Tibbo was a fun, lighthearted person, and an incredibly kind and helpful neighbour. He was handy; able, as the saying goes, "to put an arse in a cat." His kindnesses were constant and ranged from assembling a child's bike, to ferrying youngsters over 40 kilometres of highway for a school or sporting event, to digging up a yard to fixing a broken waterline.

He was generous with his time and in his nature. "The way we live, the houses are all on top of each other, and if someone is yelling at their kids everyone knows, if someone is yelling at their spouse everyone knows," Pardy-Ghent said. "And if you're not speaking to each other, everyone knows that, too."

Gossip and rumour can exacerbate tensions. But not for Tibbo. He never had a hard word for anyone, or anyone for him.

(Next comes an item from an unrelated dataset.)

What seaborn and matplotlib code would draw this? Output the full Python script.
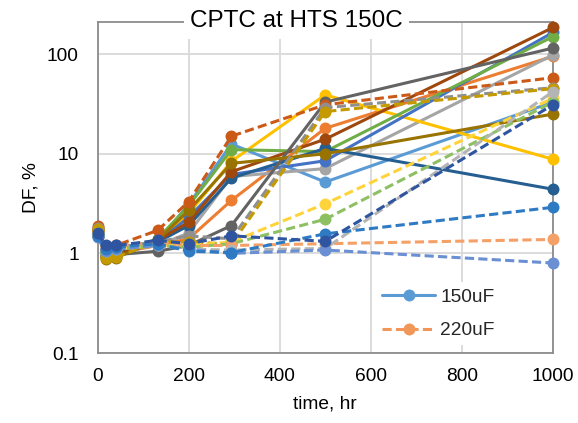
import numpy as np
import pandas as pd
import matplotlib
matplotlib.use("Agg")
import matplotlib.pyplot as plt
import seaborn as sns
from matplotlib.lines import Line2D
from matplotlib.ticker import LogLocator, FixedLocator, FixedFormatter, NullFormatter

# ---------------- data ----------------
time_hr = [0, 18, 40, 132, 200, 294, 500, 1000]

# 150uF (solid lines)
s150_a = [1.60, 1.00, 1.05, 1.30, 3.10, 12.5, 5.2, 33]
s150_b = [1.70, 1.00, 1.00, 1.20, 1.40, 3.4, 18.0, 95]
s150_c = [1.55, 1.05, 1.05, 1.20, 1.60, 5.9, 7.1, 98]
s150_d = [1.75, 0.95, 1.00, 1.30, 2.50, 8.4, 39.0, 8.8]
s150_e = [1.60, 1.10, 1.10, 1.30, 2.30, 6.2, 8.5, 165]
s150_f = [1.50, 1.00, 1.00, 1.40, 3.00, 11.0, 10.5, 150]
s150_g = [1.50, 1.05, 1.05, 1.30, 1.90, 5.7, 11.3, 4.4]
s150_h = [1.70, 0.92, 0.95, 1.35, 2.05, 6.6, 14.0, 185]
s150_i = [1.80, 0.95, 0.97, 1.05, 1.20, 1.9, 33.0, 115]
s150_j = [1.70, 0.88, 0.90, 1.35, 2.70, 8.0, 10.0, 25]

# 220uF (dashed lines)
s220_a = [1.90, 1.10, 1.20, 1.70, 3.30, 15.0, 31.0, 58]
s220_b = [1.80, 1.10, 1.15, 1.30, 1.50, 1.40, 29.0, 46]
s220_c = [1.75, 0.90, 0.92, 1.30, 1.30, 1.24, 26.5, 45]
s220_d = [1.60, 1.05, 1.10, 1.20, 1.20, 1.30, 3.15, 36]
s220_e = [1.55, 1.05, 1.10, 1.20, 1.15, 1.25, 2.20, 33]
s220_f = [1.45, 1.15, 1.20, 1.30, 1.20, 1.20, 1.25, 1.38]
s220_g = [1.50, 1.10, 1.10, 1.20, 1.10, 1.08, 1.12, 42]
s220_h = [1.45, 1.05, 1.10, 1.20, 1.10, 1.00, 1.08, 0.80]
s220_i = [1.50, 1.10, 1.15, 1.25, 1.05, 1.02, 1.57, 2.9]
s220_j = [1.60, 1.20, 1.20, 1.35, 1.25, 1.50, 1.32, 31]

series_150 = [s150_a, s150_b, s150_c, s150_d, s150_e, s150_f, s150_g, s150_h, s150_i, s150_j]
series_220 = [s220_a, s220_b, s220_c, s220_d, s220_e, s220_f, s220_g, s220_h, s220_i, s220_j]
colors_150 = ["#5B9BD5", "#ED7D31", "#A5A5A5", "#FFC000", "#4472C4",
              "#70AD47", "#255E91", "#9E480E", "#636363", "#997300"]
colors_220 = ["#CB5A18", "#8F8F8F", "#C49A00", "#FFD43B", "#8DC063",
              "#F4A066", "#B4B4B4", "#6A8FD3", "#2E7BC4", "#2F55A0"]
legend_labels = ["150uF", "220uF"]

# ---------------- build table ----------------
rows = []
palette = {}
order = []
for i, (vals, col) in enumerate(zip(series_150, colors_150)):
    name = f"150uF #{i+1}"
    palette[name] = col
    order.append(name)
    for t, v in zip(time_hr, vals):
        rows.append((name, "150uF", t, v))
for i, (vals, col) in enumerate(zip(series_220, colors_220)):
    name = f"220uF #{i+1}"
    palette[name] = col
    order.append(name)
    for t, v in zip(time_hr, vals):
        rows.append((name, "220uF", t, v))
df = pd.DataFrame(rows, columns=["series", "cap", "time", "DF"])

# ---------------- style ----------------
sns.set_theme(style="white")
plt.rcParams["font.family"] = ["Liberation Sans", "DejaVu Sans"]

W, H = 578, 423
fig = plt.figure(figsize=(W / 100, H / 100), dpi=100)
L, R, T, B = 97.5, 553, 22, 353
ax = fig.add_axes([L / W, 1 - B / H, (R - L) / W, (B - T) / H])
ax.set_yscale("log")

LW = 2.2
MS = 8.6
sns.lineplot(data=df, x="time", y="DF", hue="series", hue_order=order,
             style="cap", palette=palette,
             dashes={"150uF": "", "220uF": (3.0, 1.4)},
             markers={"150uF": "o", "220uF": "o"},
             markersize=MS, markeredgewidth=0, linewidth=LW,
             estimator=None, sort=True, legend=False, ax=ax)
for ln in ax.lines:
    ln.set_clip_on(False)
    ln.set_zorder(3)

ax.set_xlim(0, 1000)
ax.set_ylim(0.1, 210)

# ticks
ax.xaxis.set_major_locator(FixedLocator([0, 200, 400, 600, 800, 1000]))
ax.yaxis.set_major_locator(FixedLocator([0.1, 1, 10, 100]))
ax.yaxis.set_major_formatter(FixedFormatter(["0.1", "1", "10", "100"]))
ax.yaxis.set_minor_locator(LogLocator(base=10, subs=np.arange(2, 10)))
ax.yaxis.set_minor_formatter(NullFormatter())
ax.tick_params(axis="x", which="both", length=0, pad=11, labelsize=13.8, colors="#000000")
ax.tick_params(axis="y", which="major", direction="in", length=5, width=1,
               color="#8C8C8C", pad=13.5, labelsize=13.8, labelcolor="#000000")
ax.tick_params(axis="y", which="minor", direction="in", length=4, width=1,
               color="#8C8C8C")

ax.grid(True, which="major", color="#D9D9D9", linewidth=1.3)
ax.set_axisbelow(True)
for sp in ax.spines.values():
    sp.set_color("#8C8C8C")
    sp.set_linewidth(1.3)
    sp.set_visible(True)

ax.set_xlabel("time, hr", fontsize=13.8, color="#000000")
ax.set_ylabel("DF, %", fontsize=13.8, color="#000000")
ax.xaxis.set_label_coords(0.5, -(395 - B) / (B - T))
ax.yaxis.set_label_coords(-(L - 40) / (R - L), 0.5)

# legend
handles = [
    Line2D([], [], color="#5B9BD5", lw=LW, marker="o", ms=MS, mew=0),
    Line2D([], [], color="#F1975A", lw=LW, ls=(0, (3.0, 1.4)), marker="o", ms=MS, mew=0),
]
x0 = (376 - L) / (R - L)
y0 = (B - 345) / (B - T)
leg = ax.legend(handles, legend_labels, loc="lower left",
                bbox_to_anchor=(x0, y0, 1 - x0 - 0.004, 0.23), mode="expand",
                frameon=True, fancybox=False, framealpha=1, edgecolor="none",
                facecolor="white", fontsize=13.8, handlelength=2.8,
                handletextpad=0.25, labelspacing=0.85, borderpad=0.3,
                borderaxespad=0)
leg.set_zorder(5)

# title breaking the top frame line
fig.text(296.7 / W, 1 - 27.3 / H, "CPTC at HTS 150C", ha="center", va="baseline",
         fontsize=17.5, color="#000000",
         bbox=dict(facecolor="white", edgecolor="none", pad=4.5))

fig.savefig("out.png", dpi=100)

"He made you feel like family," his neighbour said. And he looked after his family. Putting his own dread aside, to provide for them, he got on that plane.

As if to underscore Newfoundland's dependence on this migration, another of the victims, Mike Rideout, 65, was a Newfoundlander. He was an electrician who lived just outside St. John's, and this was supposed to be his last trip before retiring. Another Newfoundland worker, mechanic Morgan Cox, was supposed to be aboard, but had stayed behind an extra week to attend his son's 12th birthday party. And all three had been on the ill-fated 2008 flight.

Tibbo leaves his wife, Gloria (Scott), their daughter Chantal, his daughter Natasha from a previous relationship and his grandson, Brody.

Special to The Globe and Mail

Editor's Note: Ches Tibbo survived an earlier crash near Cambridge Bay. Incorrect information appeared in an earlier version of this article, which has been corrected.